:: Exercise input ::

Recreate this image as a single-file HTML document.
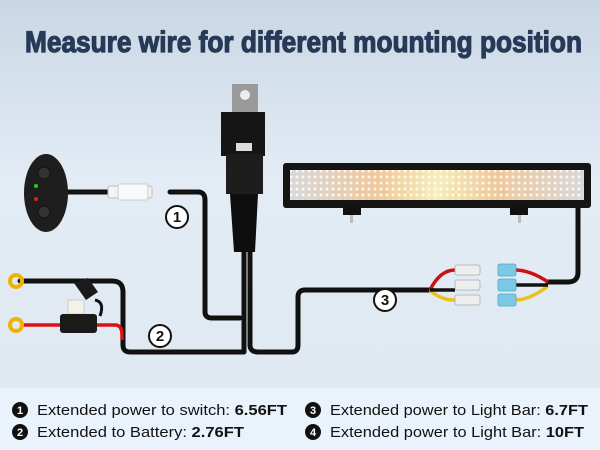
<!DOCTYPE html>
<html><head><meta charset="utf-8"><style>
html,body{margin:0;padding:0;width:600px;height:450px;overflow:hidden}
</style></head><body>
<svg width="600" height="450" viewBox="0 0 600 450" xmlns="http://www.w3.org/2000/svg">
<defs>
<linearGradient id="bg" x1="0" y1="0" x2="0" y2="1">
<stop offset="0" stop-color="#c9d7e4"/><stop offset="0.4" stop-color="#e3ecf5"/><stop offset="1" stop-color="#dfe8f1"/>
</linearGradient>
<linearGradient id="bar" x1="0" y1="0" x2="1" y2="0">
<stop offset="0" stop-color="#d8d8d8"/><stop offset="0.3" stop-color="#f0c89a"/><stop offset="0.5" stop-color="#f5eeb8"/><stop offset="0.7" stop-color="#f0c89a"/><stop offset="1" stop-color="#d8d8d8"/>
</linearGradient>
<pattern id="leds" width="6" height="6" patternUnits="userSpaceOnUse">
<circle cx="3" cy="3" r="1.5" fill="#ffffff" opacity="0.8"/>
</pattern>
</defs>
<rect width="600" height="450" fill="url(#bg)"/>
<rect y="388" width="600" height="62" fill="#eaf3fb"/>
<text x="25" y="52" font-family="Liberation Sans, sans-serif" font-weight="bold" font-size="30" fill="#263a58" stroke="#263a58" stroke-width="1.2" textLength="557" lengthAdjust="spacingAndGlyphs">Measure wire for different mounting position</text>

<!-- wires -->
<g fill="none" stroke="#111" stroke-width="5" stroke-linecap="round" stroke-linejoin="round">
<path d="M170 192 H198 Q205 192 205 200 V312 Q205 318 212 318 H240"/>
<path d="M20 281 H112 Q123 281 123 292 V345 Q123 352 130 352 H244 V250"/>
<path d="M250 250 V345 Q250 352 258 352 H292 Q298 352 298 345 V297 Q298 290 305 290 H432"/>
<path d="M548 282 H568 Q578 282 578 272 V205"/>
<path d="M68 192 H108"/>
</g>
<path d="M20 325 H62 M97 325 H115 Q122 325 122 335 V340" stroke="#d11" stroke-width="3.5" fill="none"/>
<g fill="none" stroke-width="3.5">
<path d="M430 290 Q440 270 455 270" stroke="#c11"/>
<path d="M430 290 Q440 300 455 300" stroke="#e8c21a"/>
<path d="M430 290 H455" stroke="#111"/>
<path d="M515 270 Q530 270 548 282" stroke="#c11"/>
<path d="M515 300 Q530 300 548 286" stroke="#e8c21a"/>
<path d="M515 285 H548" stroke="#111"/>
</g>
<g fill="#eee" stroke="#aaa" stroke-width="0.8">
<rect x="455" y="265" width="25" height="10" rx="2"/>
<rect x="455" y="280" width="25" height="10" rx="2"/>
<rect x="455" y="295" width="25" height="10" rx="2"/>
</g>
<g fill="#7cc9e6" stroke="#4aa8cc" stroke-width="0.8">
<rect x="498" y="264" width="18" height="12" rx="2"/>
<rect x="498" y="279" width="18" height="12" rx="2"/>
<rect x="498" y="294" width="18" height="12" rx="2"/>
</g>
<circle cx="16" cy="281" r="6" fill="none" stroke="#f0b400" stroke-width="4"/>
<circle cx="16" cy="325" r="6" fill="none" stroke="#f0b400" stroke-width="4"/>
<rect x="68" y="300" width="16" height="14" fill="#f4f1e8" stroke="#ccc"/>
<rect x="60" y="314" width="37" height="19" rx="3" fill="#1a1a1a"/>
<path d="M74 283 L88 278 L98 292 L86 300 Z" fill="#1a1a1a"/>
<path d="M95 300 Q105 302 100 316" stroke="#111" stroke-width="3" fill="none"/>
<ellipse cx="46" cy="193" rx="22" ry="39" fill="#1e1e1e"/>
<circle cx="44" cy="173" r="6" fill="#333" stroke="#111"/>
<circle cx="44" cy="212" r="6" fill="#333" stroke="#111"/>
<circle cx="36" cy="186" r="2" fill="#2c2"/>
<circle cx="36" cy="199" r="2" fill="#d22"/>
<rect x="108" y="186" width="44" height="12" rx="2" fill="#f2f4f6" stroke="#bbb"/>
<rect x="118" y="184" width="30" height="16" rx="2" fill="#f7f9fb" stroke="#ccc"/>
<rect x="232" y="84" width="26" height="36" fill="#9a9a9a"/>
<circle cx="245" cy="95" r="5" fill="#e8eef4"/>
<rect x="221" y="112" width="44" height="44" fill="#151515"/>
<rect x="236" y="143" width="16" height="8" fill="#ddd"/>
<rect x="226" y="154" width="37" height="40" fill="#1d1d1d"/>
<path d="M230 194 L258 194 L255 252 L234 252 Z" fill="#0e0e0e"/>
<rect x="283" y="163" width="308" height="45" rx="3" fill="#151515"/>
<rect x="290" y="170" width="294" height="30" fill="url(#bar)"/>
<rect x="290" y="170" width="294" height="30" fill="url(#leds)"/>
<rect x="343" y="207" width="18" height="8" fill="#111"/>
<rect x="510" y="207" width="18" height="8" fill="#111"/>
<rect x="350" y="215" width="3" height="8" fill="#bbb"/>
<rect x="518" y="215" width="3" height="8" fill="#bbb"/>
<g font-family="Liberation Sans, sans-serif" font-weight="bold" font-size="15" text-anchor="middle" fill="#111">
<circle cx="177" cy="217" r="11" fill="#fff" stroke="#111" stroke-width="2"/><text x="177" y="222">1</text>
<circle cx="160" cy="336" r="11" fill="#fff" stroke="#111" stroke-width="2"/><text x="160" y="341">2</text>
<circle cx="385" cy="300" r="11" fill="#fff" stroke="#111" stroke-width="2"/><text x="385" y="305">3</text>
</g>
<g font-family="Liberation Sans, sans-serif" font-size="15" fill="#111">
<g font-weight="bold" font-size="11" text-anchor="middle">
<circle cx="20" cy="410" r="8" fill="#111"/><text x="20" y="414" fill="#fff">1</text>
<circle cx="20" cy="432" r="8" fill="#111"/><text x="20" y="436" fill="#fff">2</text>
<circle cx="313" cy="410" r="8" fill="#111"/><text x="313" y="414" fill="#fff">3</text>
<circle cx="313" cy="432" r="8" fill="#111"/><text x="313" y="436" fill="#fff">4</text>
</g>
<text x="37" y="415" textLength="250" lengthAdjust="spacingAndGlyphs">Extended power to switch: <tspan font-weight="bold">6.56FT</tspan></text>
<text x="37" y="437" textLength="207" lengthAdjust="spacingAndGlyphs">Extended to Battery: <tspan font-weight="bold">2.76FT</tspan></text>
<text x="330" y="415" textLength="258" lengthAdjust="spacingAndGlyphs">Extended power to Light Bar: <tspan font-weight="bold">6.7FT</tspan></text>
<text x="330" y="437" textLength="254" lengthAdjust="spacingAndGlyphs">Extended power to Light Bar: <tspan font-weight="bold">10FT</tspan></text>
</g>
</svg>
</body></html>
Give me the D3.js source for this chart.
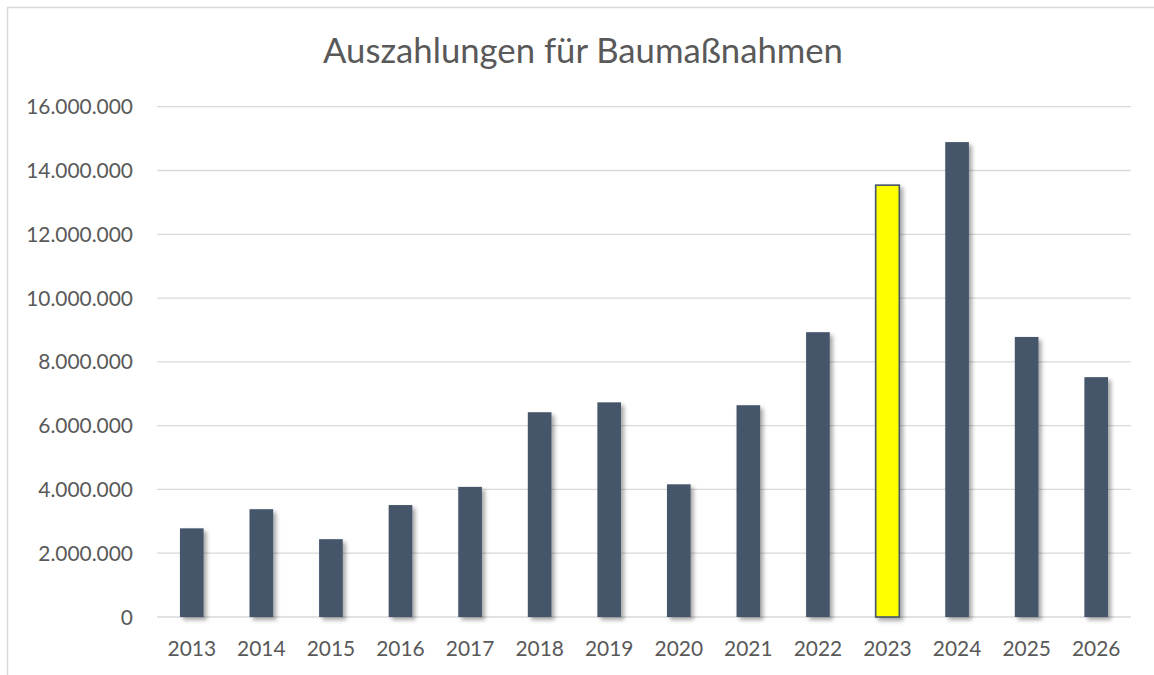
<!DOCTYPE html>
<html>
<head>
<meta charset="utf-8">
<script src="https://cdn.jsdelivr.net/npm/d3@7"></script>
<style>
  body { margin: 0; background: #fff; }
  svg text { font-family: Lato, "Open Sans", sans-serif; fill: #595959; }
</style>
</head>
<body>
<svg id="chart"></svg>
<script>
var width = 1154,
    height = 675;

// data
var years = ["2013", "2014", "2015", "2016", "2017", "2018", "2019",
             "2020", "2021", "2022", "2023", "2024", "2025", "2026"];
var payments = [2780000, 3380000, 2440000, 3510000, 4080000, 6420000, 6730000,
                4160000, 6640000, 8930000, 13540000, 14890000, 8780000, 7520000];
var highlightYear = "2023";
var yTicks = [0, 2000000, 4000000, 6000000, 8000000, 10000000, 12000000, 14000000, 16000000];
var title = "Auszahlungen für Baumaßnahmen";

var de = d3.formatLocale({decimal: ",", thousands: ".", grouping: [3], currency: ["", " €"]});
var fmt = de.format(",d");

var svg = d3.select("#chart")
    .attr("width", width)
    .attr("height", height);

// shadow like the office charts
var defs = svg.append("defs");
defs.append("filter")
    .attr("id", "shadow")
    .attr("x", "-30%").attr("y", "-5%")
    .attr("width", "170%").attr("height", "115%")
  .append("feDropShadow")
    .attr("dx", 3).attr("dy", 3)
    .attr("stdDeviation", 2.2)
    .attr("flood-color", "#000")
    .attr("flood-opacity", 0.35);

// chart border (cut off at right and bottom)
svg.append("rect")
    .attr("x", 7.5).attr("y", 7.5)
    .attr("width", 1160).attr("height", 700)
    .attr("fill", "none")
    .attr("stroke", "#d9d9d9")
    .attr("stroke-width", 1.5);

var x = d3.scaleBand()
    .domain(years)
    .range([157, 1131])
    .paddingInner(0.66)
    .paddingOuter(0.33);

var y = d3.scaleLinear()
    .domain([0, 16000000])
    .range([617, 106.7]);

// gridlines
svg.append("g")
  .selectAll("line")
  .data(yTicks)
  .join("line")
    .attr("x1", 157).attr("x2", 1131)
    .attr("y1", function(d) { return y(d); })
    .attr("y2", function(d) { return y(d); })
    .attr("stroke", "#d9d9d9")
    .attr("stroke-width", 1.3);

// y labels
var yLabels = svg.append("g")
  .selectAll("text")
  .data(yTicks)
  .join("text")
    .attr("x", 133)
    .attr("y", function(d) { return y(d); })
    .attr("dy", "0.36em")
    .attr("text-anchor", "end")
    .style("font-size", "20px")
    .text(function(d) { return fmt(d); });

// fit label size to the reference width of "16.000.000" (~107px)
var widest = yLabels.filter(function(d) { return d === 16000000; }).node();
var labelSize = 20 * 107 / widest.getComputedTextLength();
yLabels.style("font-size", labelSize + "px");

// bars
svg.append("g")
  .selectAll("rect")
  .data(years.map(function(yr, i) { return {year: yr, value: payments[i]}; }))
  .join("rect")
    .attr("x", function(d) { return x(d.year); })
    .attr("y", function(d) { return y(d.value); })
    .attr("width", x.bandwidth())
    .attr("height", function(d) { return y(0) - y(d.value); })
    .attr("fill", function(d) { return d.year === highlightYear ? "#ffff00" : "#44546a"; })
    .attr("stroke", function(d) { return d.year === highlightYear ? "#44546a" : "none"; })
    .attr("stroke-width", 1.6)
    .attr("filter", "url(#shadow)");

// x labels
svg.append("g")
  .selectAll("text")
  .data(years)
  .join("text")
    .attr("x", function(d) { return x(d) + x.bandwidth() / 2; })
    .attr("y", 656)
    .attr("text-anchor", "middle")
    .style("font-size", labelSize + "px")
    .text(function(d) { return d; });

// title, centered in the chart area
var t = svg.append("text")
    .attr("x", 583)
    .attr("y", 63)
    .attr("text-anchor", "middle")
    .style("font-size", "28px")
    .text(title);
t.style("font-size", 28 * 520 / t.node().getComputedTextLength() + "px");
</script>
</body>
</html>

:: Directions ::
In the listing above, find the line containing "Give me the D3.js source for this chart." and the line containing "height = 675;". Print those two lines and every line between them exactly, with no pictures.

:: Result of the exercise ::
Give me the D3.js source for this chart.
<!DOCTYPE html>
<html>
<head>
<meta charset="utf-8">
<script src="https://cdn.jsdelivr.net/npm/d3@7"></script>
<style>
  body { margin: 0; background: #fff; }
  svg text { font-family: Lato, "Open Sans", sans-serif; fill: #595959; }
</style>
</head>
<body>
<svg id="chart"></svg>
<script>
var width = 1154,
    height = 675;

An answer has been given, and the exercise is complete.